In This Issue

Making the Best of a Troubled Economy

Can you budget and still enjoy life? Tell us.

March 30, 2009

Jacky Johnson, Oxford, Ohio

Less than 12 percent of people today were alive during the Great Depression. For the majority of Americans, the ’30s is more a historical footnote than a life lesson.

Till now. The recent financial fallout has put the economy in the front of everyone’s mind, including Jacky Johnson, an archivist for Miami University of Ohio. Like many ERIE Policyholders, Jacky has an appreciation for the nice things, and the foresight to plan ahead.

“Everyone dreams of having a nice home, nice car—there is nothing wrong with wanting nice things,” she says. “But you have to make sure that it won’t hurt you in the long run, that it’s not outside of your budget.”

Jacky practices what she preaches by making sure she has a fund for things she likes to do, like see movies and go to the ballet, but she also has a sense of balance.

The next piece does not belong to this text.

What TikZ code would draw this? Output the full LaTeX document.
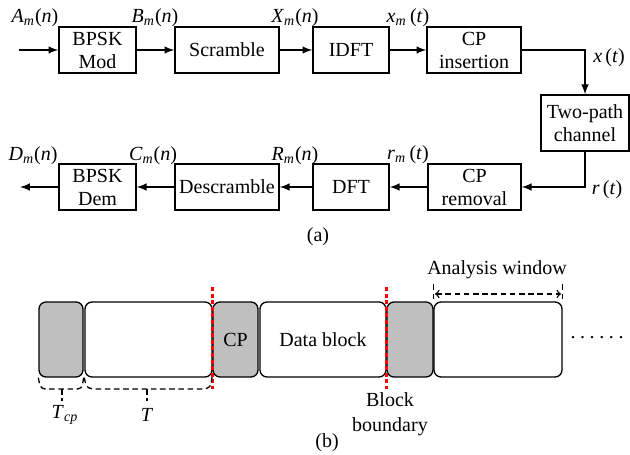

“I rented a room in a college town, and I parked my car on the street and rode my bike or walked to where I needed to go. I wanted to save money so I could buy my own home,” she remembers.

Jacky purchased her house 13 years ago, and she is working to pay it off and reduce her debt by living without a lot of luxuries. Instead, she makes extra payments and uses the house itself as a source of entertainment by inviting friends over.

“You spend so much money on making your house nice,” says Jacky, “it’s good to be there and enjoy it.”